Припоминаю, что путешествие это - последнее - в суд прошло почти совершенно в молчаливом настроении. Мы как будто прощались не только с проходящими по улицам нашего пути, а в лице их и со всеми свободными и живыми, но и самими улицами и зданиями, садами и т. п., ставшими для нас милыми и дорогими. Народу на улицах нашего проезда, особенно вблизи суда и у дверей его, виднелось сравнительно мало. Заметно было, что он или напуганный чем-то, сам боялся быть на нашем пути, или его как-то невидимо отгоняли и не допускали. Не виднелась у суда - вблизи его и у дверей - особенно усиленная стража, как будто было все так же, как и в прежние дни суда, - даже как будто тише, и в этой тишине - напряженнее и мрачно-грознее...
Около 3-х часов дня приехали мы в суд вместе с товарищами из 1-го исправдома. Прежде, в дни суда, вновь приезжавшие оживляли нашу "комнату обвиняемых", где мы собирались до вывода нас в зал суда и где проводили время в антрактах суда. Теперь печать чего-то ожидаемого тяжелого, грозного как бы лежала на самих стенах и жалкой обстановке комнаты. Тень смерти, где-то притаившейся, для глаз невидимая, но сердцем чувствуемая, властно царила над сознанием всех. Разговоры не клеились; щебетали лишь наши дамы, хорошо уверенные, что их или совершенно оправдают или дадут маленькую тюрьму (кажется, их всех под разными видами отпустили домой); даже обычно беспечная, смеющаяся часть хулиганствующих подсудимых, и эта сократилась и как-то незаметно себя держала. Не весел был и мой Павлик (сын). Мне чудилось, что и за свою свободу он не был уверен, но обо мне думал лишь мрачное. Правда, он старался утешить меня, а, пожалуй, больше себя, словами: "Нет, папа, тебя не осудят, ... вот посмотри, мы оба с тобой вместе пойдем домой" - но сердце ему другое говорило...
Скоро откуда-то стали выползать слухи, что доподлинно-де известно, что расстрелов не будет и митрополит Вениамин будет сослан лишь в Соловки. Другие передавали, что к расстрелу приговорят то 10, то 6 человек. Всякий раз, как слышал я какую-нибудь новую весть, начинал высчитывать-гадать, подойду ли я к той или иной цифре. И обычно выходило, что если 10, то и я непременно. Больно, тяжело становилось на душе, поэтому всячески старался уверить себя, что не 10, а меньше могут к расстрелу присудить. Но не верилось в достоверность ни одного сообщения, было сильное желание убедить себя, что все эти сведения - только сочинительство. А тем не менее очень сильно хотелось слышать все новые и новые сообщения, искать в них приятное для себя успокоение. Но с каждым сообщением делалось все хуже и хуже на душе.
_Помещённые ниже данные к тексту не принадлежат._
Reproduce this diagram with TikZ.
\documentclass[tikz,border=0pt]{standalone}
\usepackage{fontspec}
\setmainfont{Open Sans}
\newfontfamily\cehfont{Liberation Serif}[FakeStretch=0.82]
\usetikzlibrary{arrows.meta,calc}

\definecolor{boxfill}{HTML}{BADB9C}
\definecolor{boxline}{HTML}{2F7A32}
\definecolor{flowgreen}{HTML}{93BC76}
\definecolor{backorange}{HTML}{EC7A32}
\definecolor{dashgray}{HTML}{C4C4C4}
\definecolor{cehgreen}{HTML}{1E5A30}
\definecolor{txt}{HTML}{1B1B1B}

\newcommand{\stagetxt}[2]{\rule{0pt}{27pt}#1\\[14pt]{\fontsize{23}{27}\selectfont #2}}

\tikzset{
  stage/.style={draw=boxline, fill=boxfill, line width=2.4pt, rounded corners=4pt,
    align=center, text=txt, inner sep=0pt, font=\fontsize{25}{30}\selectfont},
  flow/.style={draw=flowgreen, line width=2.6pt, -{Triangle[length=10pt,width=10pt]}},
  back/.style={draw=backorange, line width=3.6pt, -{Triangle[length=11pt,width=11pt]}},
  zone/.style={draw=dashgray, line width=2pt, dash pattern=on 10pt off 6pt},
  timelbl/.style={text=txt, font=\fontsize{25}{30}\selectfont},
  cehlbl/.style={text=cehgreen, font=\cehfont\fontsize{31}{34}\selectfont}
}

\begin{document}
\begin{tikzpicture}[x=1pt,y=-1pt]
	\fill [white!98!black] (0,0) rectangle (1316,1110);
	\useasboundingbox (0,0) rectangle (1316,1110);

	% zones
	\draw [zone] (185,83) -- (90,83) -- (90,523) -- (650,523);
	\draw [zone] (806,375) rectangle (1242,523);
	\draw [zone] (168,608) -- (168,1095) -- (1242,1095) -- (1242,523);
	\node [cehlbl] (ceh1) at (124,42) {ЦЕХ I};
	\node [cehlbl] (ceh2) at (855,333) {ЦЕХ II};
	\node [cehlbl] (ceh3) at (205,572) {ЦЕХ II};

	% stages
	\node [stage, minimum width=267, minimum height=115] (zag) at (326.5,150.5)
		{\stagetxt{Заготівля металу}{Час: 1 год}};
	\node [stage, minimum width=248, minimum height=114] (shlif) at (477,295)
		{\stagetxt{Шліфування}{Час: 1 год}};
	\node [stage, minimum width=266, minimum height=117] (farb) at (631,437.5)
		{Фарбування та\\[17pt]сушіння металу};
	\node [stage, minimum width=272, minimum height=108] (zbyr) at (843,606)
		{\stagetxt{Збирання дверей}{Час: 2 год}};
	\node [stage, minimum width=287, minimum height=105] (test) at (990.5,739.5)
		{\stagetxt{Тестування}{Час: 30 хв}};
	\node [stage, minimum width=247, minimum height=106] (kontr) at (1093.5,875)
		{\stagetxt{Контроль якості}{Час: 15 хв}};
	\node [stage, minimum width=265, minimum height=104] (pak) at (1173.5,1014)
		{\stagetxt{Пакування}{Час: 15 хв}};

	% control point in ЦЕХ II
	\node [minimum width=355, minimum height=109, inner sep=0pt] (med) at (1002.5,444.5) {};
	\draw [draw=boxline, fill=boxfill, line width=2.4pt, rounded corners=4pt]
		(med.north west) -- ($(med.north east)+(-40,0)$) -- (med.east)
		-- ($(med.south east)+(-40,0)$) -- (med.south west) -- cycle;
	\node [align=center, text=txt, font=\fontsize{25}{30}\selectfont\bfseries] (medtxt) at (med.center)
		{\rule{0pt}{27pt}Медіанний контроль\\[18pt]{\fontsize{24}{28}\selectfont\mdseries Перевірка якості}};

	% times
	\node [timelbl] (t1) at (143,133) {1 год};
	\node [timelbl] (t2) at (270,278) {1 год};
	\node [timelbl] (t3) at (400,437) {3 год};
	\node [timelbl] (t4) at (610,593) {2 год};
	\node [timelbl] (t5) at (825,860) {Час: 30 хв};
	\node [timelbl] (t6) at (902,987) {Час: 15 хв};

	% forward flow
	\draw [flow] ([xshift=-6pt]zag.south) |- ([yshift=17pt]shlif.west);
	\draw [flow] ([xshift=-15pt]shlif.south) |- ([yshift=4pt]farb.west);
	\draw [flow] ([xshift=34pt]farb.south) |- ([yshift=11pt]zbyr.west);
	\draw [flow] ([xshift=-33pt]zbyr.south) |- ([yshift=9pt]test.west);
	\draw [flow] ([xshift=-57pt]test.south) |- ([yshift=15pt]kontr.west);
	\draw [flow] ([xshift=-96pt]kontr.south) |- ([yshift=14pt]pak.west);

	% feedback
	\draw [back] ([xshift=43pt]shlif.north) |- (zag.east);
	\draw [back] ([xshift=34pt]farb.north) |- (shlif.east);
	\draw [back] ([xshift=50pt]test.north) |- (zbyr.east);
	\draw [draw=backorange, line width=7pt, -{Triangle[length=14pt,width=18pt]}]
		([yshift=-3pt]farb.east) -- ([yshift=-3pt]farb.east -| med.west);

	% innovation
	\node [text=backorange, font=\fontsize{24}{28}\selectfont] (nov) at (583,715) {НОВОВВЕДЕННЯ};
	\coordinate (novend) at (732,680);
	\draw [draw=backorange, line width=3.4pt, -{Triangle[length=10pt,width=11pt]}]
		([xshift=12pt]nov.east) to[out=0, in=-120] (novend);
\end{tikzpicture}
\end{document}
Невольно хотелось не столько от разговоров с другими, но от фигур их, от спокойного вида других, от их физиономий получить надежду на доброе для себя: если другие спокойны, значит, они знают что-то хорошее, значит, и тебе нечего беспокоиться.
Я старался внимательно всматриваться в настроение, в лицо митрополита Вениамина. Ему-то, думалось мне, больше всех других должен быть известен исход нашего процесса, ему приговор суда должен быть более грозным и тяжелым, а поэтому в его лице и в его настроении правильнее всего читать приговор и мне для себя. Но как я ни старался распознать что-либо в Вениамине, мне это не удавалось. Он оставался как будто прежним, каким-то окаменевшим в своем равнодушии ко всему и до бесчувственности спокойным. Мне только чудилось, что в этот день он был еще более спокоен и задумчиво-молчалив. Прежде он больше сидел и говорил с окружающими его; теперь он больше ходил.
Открытие суда для выслушивания приговора было назначено на 6 часов. Но около 4-5 часов стало известно, что открытие отложено до 9 часов вечера. Это опять стало растолковываться по-разному. Хотелось всем видеть в этом утешительное: если отложили, то, значит, идут больше суждения; значит, не все заранее предрешено; значит, можно надеяться на что-то доброе. Но какое-то двойственное волнение возбуждалось этим отложением. Томительное ожидание неизвестного, но, по всей вероятности, нерадостного угнетало и возбуждало одно желание: эх, как бы поскорее все это кончилось, хотя бы и тяжелым, но ясным и определенным; но против этого желания скорейшего конца восставало другое желание: как можно дольше не знать этого конца, лучше томиться в неведении ужасного.